Dans un entretien exclusif accordé à notre rédaction, jeudi 29 août dernier, à son siège social de derrière station de l’Université Omar Bongo de Libreville, le Président du parti du Peuple Gabonais ( PPG), Jean Romain Fanguinoveny, dresse le bilan d’étape du Comité de Transition pour la Restauration des Institutions. Un bilan annuel jugé mi-figue-mi raisin par l’ancien candidat à la présidentielle du 26 Août 2023 au Gabon.
Monsieur le Président, quel bilan faites-vous du Comité de Transition pour la Restauration des Institutions ( CTRI) un an après sa prise de pouvoir le 30 Août 2023?
Jean Romain Fanguinoveny, ancien candidat à l’élection présidentielle 2023:
A l’entame de mon propos, je voudrais, comme le veut les bons usages, me présenter avant de faire le bilan lapidaire des actes du CTRI, un an après sa prise de pouvoir.
Effectivement, je suis Monsieur Jean Romain Fanguinoveny, Président du Parti du Peuple Gabonais (PPG), et Ancien candidat à l’élection présidentielle du 26 août 2023.
S’agissant de votre question, je crois être dans la bonne posture pour apporter un avis nuancé sur le bilan du CTRI, un an après son push. Et ce d’autant plus que, n’étant pas associé aux différents organes de la transition en cours, comme certains autres anciens candidats de la dernière élection présidentielle, mon point de vue ne peut souffrir du moindre embarras, et encore moins d’un quelconque devoir de réserve.
En effet, il est de tradition en politique qu’un an après, un bilan d’étape soit fait par la classe politique pour mesurer le chemin parcouru et les actions politiques posées par les nouveaux dirigeants, en faveur de la bonne marche du pays.

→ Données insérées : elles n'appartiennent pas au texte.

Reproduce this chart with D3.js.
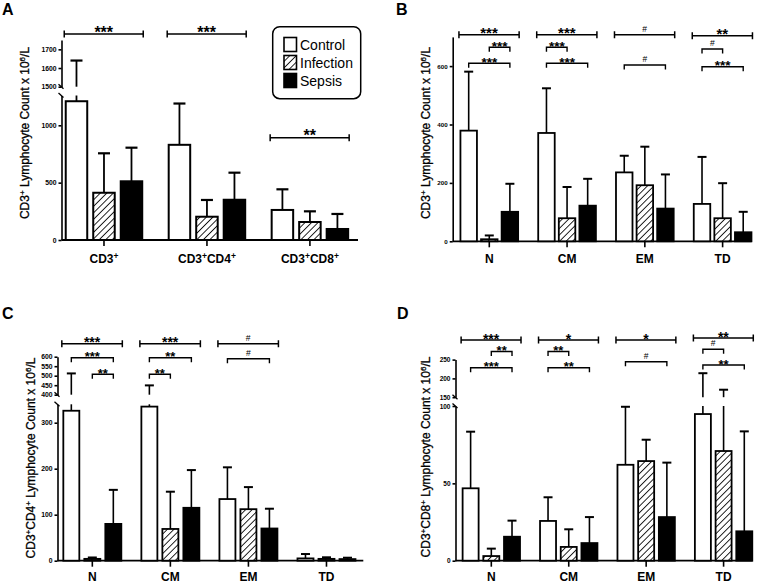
<!DOCTYPE html>
<html><head><meta charset="utf-8">
<script src="https://cdn.jsdelivr.net/npm/d3@7"></script>
<style>body{margin:0;background:#fff}svg{display:block}text{font-family:"Liberation Sans",Arial,sans-serif;fill:#000}</style>
</head><body><svg id="c" width="760" height="584"></svg>
<script>
// ---------- DATA ----------
const series = ["Control", "Infection", "Sepsis"];
const catsA = ["CD3+", "CD3+CD4+", "CD3+CD8+"];
const catsSub = ["N", "CM", "EM", "TD"];

// Panel A: CD3+ totals
const aControl = [1210, 830, 262],  aControlSD = [430, 360, 180];
const aInfection = [412, 203, 157], aInfectionSD = [344, 146, 93];
const aSepsis = [512, 351, 96],     aSepsisSD = [293, 236, 131];
// Panel B: CD3+ subsets
const bControl = [379, 371, 236, 128], bControlSD = [202, 153, 57, 161];
const bInfection = [7, 79, 192, 79],   bInfectionSD = [13, 107, 132, 120];
const bSepsis = [101, 122, 112, 31],   bSepsisSD = [96, 92, 117, 70];
// Panel C: CD3+CD4+ subsets
const cControl = [326, 335, 134, 5],   cControlSD = [186, 114, 69, 9.5];
const cInfection = [4, 69, 112, 4],    cInfectionSD = [3, 81, 48, 3.4];
const cSepsis = [80, 115, 70, 3.5],    cSepsisSD = [74, 82, 43, 3];
// Panel D: CD3+CD8+ subsets
const dControl = [46.8, 25.7, 62, 94.8], dControlSD = [36.6, 15.3, 37.5, 119];
const dInfection = [3, 8.9, 64.4, 70.9], dInfectionSD = [4.8, 11.4, 13.8, 99];
const dSepsis = [15.5, 11.4, 28.2, 19],  dSepsisSD = [10.4, 16.8, 35.2, 64.6];

// Y tick labels
const aTicksLow = [0, 500, 1000], aTicksUp = [1500, 1600, 1700];
const bTicks = [0, 200, 400, 600];
const cTicksLow = [0, 100, 200, 300], cTicksUp = [400, 450, 500, 550, 600];
const dTicksLow = [0, 50, 100], dTicksUp = [150, 200, 250];

// Significance: [category, comparison, label, level index]
const sigA = [["CD3+","all","***",0],["CD3+CD4+","all","***",0],["CD3+CD8+","all","**",1]];
const sigB = [["N","all","***",0],["N","Infection-Sepsis","***",1],["N","Control-Sepsis","***",2],
  ["CM","all","***",0],["CM","Control-Infection","***",1],["CM","Control-Sepsis","***",2],
  ["EM","all","#",0],["EM","Control-Sepsis","#",3],
  ["TD","all","**",4],["TD","Control-Infection","#",5],["TD","Control-Sepsis","***",6]];
const sigC = [["N","all","***",0],["N","Control-Sepsis","***",1],["N","Infection-Sepsis","**",2],
  ["CM","all","***",0],["CM","Control-Sepsis","**",1],["CM","Control-Infection","**",2],
  ["EM","all","#",0],["EM","Control-Sepsis","#",3]];
const sigD = [["N","all","***",0],["N","Infection-Sepsis","**",1],["N","Control-Sepsis","***",2],
  ["CM","all","*",0],["CM","Control-Infection","**",1],["CM","Control-Sepsis","**",2],
  ["EM","all","*",0],["EM","Control-Sepsis","#",3],
  ["TD","all","**",4],["TD","Control-Infection","#",5],["TD","Control-Sepsis","**",6]];

// ---------- LAYOUT ----------
const panels = [
 {letter:"A", lx:2, ly:15, cats:catsA, means:[aControl,aInfection,aSepsis], sds:[aControlSD,aInfectionSD,aSepsisSD], sig:sigA,
  xRange:[52.5,361.4], ax:61.5, axEnd:358, barW:21.5, off:27.5, cap:12, bw:2, ew:1.8, labOff:23,
  lower:{d:[0,1260], r:[240,95.5], t:aTicksLow}, upper:{d:[1500,1750], r:[86.7,40], t:aTicksUp},
  title:"CD3+ Lymphocyte Count x 10^6/L", tx:25, ty:133, levels:[34,137.7], tickFont:6.8, starBig:16, starSmall:15, legend:true},
 {letter:"B", lx:396, ly:15, cats:catsSub, means:[bControl,bInfection,bSepsis], sds:[bControlSD,bInfectionSD,bSepsisSD], sig:sigB,
  xRange:[450.4,761.5], ax:452.7, axEnd:751.7, barW:16.5, off:20.6, cap:9, bw:1.8, ew:1.6, labOff:22,
  lower:{d:[0,700], r:[241.3,36.9], t:bTicks}, upper:null,
  title:"CD3+ Lymphocyte Count x 10^6/L", tx:426, ty:133, levels:[34.7,47.3,63.3,65,35.7,49,66.7], tickFont:6.2, starBig:15, starSmall:13.5},
 {letter:"C", lx:2, ly:319, cats:catsSub, means:[cControl,cInfection,cSepsis], sds:[cControlSD,cInfectionSD,cSepsisSD], sig:sigC,
  xRange:[53.3,365.5], ax:57.5, axEnd:363.3, barW:16, off:21, cap:9, bw:1.8, ew:1.6, labOff:20,
  lower:{d:[0,340], r:[560.7,404.3], t:cTicksLow}, upper:{d:[400,600], r:[394.7,356.7], t:cTicksUp},
  title:"CD3+CD4+ Lymphocyte Count x 10^6/L", tx:31, ty:458, levels:[343.7,357.7,374.3,358.7], tickFont:6.8, starBig:14, starSmall:13},
 {letter:"D", lx:397, ly:319, cats:catsSub, means:[dControl,dInfection,dSepsis], sds:[dControlSD,dInfectionSD,dSepsisSD], sig:sigD,
  xRange:[452.6,762.3], ax:455.5, axEnd:752.5, barW:16, off:20.7, cap:9, bw:1.8, ew:1.6, labOff:20,
  lower:{d:[0,100], r:[560.7,406], t:dTicksLow}, upper:{d:[150,250], r:[397.2,359.6], t:dTicksUp},
  title:"CD3+CD8+ Lymphocyte Count x 10^6/L", tx:426, ty:457, levels:[340,351.5,367.7,361.7,338,349.3,365], tickFont:6.5, starBig:14, starSmall:13}
];

const svg = d3.select("#c");
const defs = svg.append("defs");
defs.append("pattern").attr("id","hatch").attr("patternUnits","userSpaceOnUse")
  .attr("width",4.6).attr("height",4.6).attr("patternTransform","rotate(45)")
  .call(p=>{p.append("rect").attr("width",4.6).attr("height",4.6).attr("fill","#fff");
            p.append("line").attr("x1",0).attr("y1",0).attr("x2",0).attr("y2",4.6).attr("stroke","#000").attr("stroke-width",1.7);});

const fills = {Control:"#fff", Infection:"url(#hatch)", Sepsis:"#000"};

function rich(sel, str, supSize, shift){
  const parts = str.split(/(\+|\^\d+)/).filter(s=>s.length);
  let inSup=false;
  parts.forEach(p=>{
    const isSup = p==="+" || p[0]==="^";
    const t = p[0]==="^" ? p.slice(1) : p;
    const ts = sel.append("tspan").text(t);
    if(isSup){ ts.attr("font-size",supSize); if(!inSup) ts.attr("dy",-shift); inSup=true; }
    else if(inSup){ ts.attr("dy",shift); inSup=false; }
  });
}

panels.forEach(p=>{
  const g = svg.append("g");
  const x = d3.scaleBand().domain(p.cats).range(p.xRange).padding(0);
  const inner = d3.scaleBand().domain(series).range([-1.5*p.off, 1.5*p.off]);
  const cx = (cat, s) => x(cat) + x.bandwidth()/2 + inner(s) + inner.bandwidth()/2;
  const yl = d3.scaleLinear().domain(p.lower.d).range(p.lower.r);
  const yu = p.upper ? d3.scaleLinear().domain(p.upper.d).range(p.upper.r) : null;
  const y = v => (yu && v > p.lower.d[1]) ? yu(v) : yl(v);
  const base = p.lower.r[0];

  // panel letter
  g.append("text").attr("x",p.lx).attr("y",p.ly).attr("font-size",16).attr("font-weight","bold").text(p.letter);

  // y axes
  const styleAxis = a => {
    a.selectAll("path,line").attr("stroke","#000").attr("stroke-width",1.6);
    a.selectAll("text").attr("font-size",p.tickFont).attr("font-weight","bold").attr("font-family","'Liberation Sans',Arial,sans-serif").attr("fill","#000");
  };
  g.append("g").attr("transform",`translate(${p.ax},0)`)
    .call(d3.axisLeft(yl).tickValues(p.lower.t).tickFormat(d3.format("d")).tickSize(3).tickSizeOuter(0).tickPadding(2)).call(styleAxis);
  if(yu){
    g.append("g").attr("transform",`translate(${p.ax},0)`)
      .call(d3.axisLeft(yu).tickValues(p.upper.t).tickFormat(d3.format("d")).tickSize(3).tickSizeOuter(0).tickPadding(2)).call(styleAxis);
    // break marks
    [p.upper.r[0], p.lower.r[1]].forEach(yy=>{
      g.append("line").attr("x1",p.ax-3).attr("y1",yy-2.5).attr("x2",p.ax+2).attr("y2",yy+2)
        .attr("stroke","#000").attr("stroke-width",1.3);
    });
  }
  g.selectAll(".domain").attr("fill","none");

  // x axis
  const xa = g.append("g").attr("transform",`translate(0,${base})`)
    .call(d3.axisBottom(x).tickSize(6).tickSizeOuter(0));
  xa.select(".domain").remove();
  xa.selectAll("line").attr("stroke","#000").attr("stroke-width",1.6);
  xa.selectAll("text").each(function(d){
    const t = d3.select(this); t.text(null);
    t.attr("y",p.labOff).attr("dy",null)
     .attr("font-size",12).attr("font-weight","bold").attr("font-family","'Liberation Sans',Arial,sans-serif").attr("fill","#000");
    rich(t, d, 8.5, 4.5);
  });
  g.append("line").attr("x1",p.ax).attr("x2",p.axEnd).attr("y1",base).attr("y2",base)
    .attr("stroke","#000").attr("stroke-width",1.8);

  // bars
  series.forEach((s,si)=>{
    p.cats.forEach((cat,ci)=>{
      const m = p.means[si][ci], sd = p.sds[si][ci];
      const xc = cx(cat,s);
      g.append("rect").attr("x",xc-p.barW/2).attr("width",p.barW)
        .attr("y",y(m)).attr("height",base-y(m))
        .attr("fill",fills[s]).attr("stroke","#000").attr("stroke-width",p.bw);
      const top = m+sd;
      const segs = (yu && top > p.lower.d[1]) ? [[y(m), yl(p.lower.d[1])],[yu(p.upper.d[0]), yu(top)]] : [[y(m), y(top)]];
      segs.forEach(([a,b])=>g.append("line").attr("x1",xc).attr("x2",xc).attr("y1",a).attr("y2",b)
        .attr("stroke","#000").attr("stroke-width",p.ew));
      g.append("line").attr("x1",xc-p.cap/2).attr("x2",xc+p.cap/2).attr("y1",y(top)).attr("y2",y(top))
        .attr("stroke","#000").attr("stroke-width",p.ew+0.4);
    });
  });

  // significance
  p.sig.forEach(([cat, kind, label, lvl])=>{
    const by = p.levels[lvl];
    let x1, x2;
    if(kind==="all"){
      x1 = cx(cat,series[0]) - p.barW/2 - 1.5; x2 = cx(cat,series[2]) + p.barW/2 + 1;
      g.append("path").attr("d",`M${x1},${by}H${x2}M${x1},${by-3.5}V${by+3.5}M${x2},${by-3.5}V${by+3.5}`)
        .attr("stroke","#000").attr("stroke-width",1.5).attr("fill","none");
    } else {
      const [a,b] = kind.split("-");
      x1 = cx(cat,a); x2 = cx(cat,b);
      g.append("path").attr("d",`M${x1},${by+4.5}V${by}H${x2}V${by+4.5}`)
        .attr("stroke","#000").attr("stroke-width",1.4).attr("fill","none");
    }
    const isHash = label==="#";
    g.append("text").attr("x",(x1+x2)/2).attr("y", isHash ? by-3.2 : by+3.5)
      .attr("text-anchor","middle")
      .attr("font-size", isHash ? 8.5 : (kind==="all" ? p.starBig : p.starSmall))
      .attr("font-weight", isHash ? "normal" : "bold").text(label);
  });

  // y title
  const tt = g.append("text").attr("transform",`translate(${p.tx},${p.ty}) rotate(-90)`)
    .attr("text-anchor","middle").attr("font-size",12).attr("dy","0.35em")
    .attr("stroke","#000").attr("stroke-width",0.3);
  rich(tt, p.title, 8, 4);

  // legend
  if(p.legend){
    const lg = g.append("g");
    lg.append("rect").attr("x",272.7).attr("y",26.7).attr("width",88).attr("height",72).attr("rx",7)
      .attr("fill","#fff").attr("stroke","#000").attr("stroke-width",1.5);
    series.forEach((s,i)=>{
      lg.append("rect").attr("x",284).attr("y",37.5+i*18).attr("width",12.5).attr("height",14)
        .attr("fill",fills[s]).attr("stroke","#000").attr("stroke-width",1.6);
      lg.append("text").attr("x",300).attr("y",50+i*18).attr("font-size",14).text(s);
    });
  }
});
</script></body></html>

A titre de rappel, voilà quasiment un an que le CTRI est au pouvoir dans notre pays, à la suite du coup d’état militaire, rebaptisé sympathiquement « coup de libération », et opéré à l’aube du 30 août 2023, à la suite de l’annonce des résultats tronqués de l’élection présidentielle du 26 août 2023.
Lors de cette matinée fatidique pour le pouvoir déchu, mon parti le PPG et moi-même, en tant qu’ancien candidat à cette élection présidentielle, avions salué avec enthousiaste ce «coup de libération du pays» des fourches caudines des Bongo et du PDG, au pouvoir sans partage et sans interruption depuis 56 ans.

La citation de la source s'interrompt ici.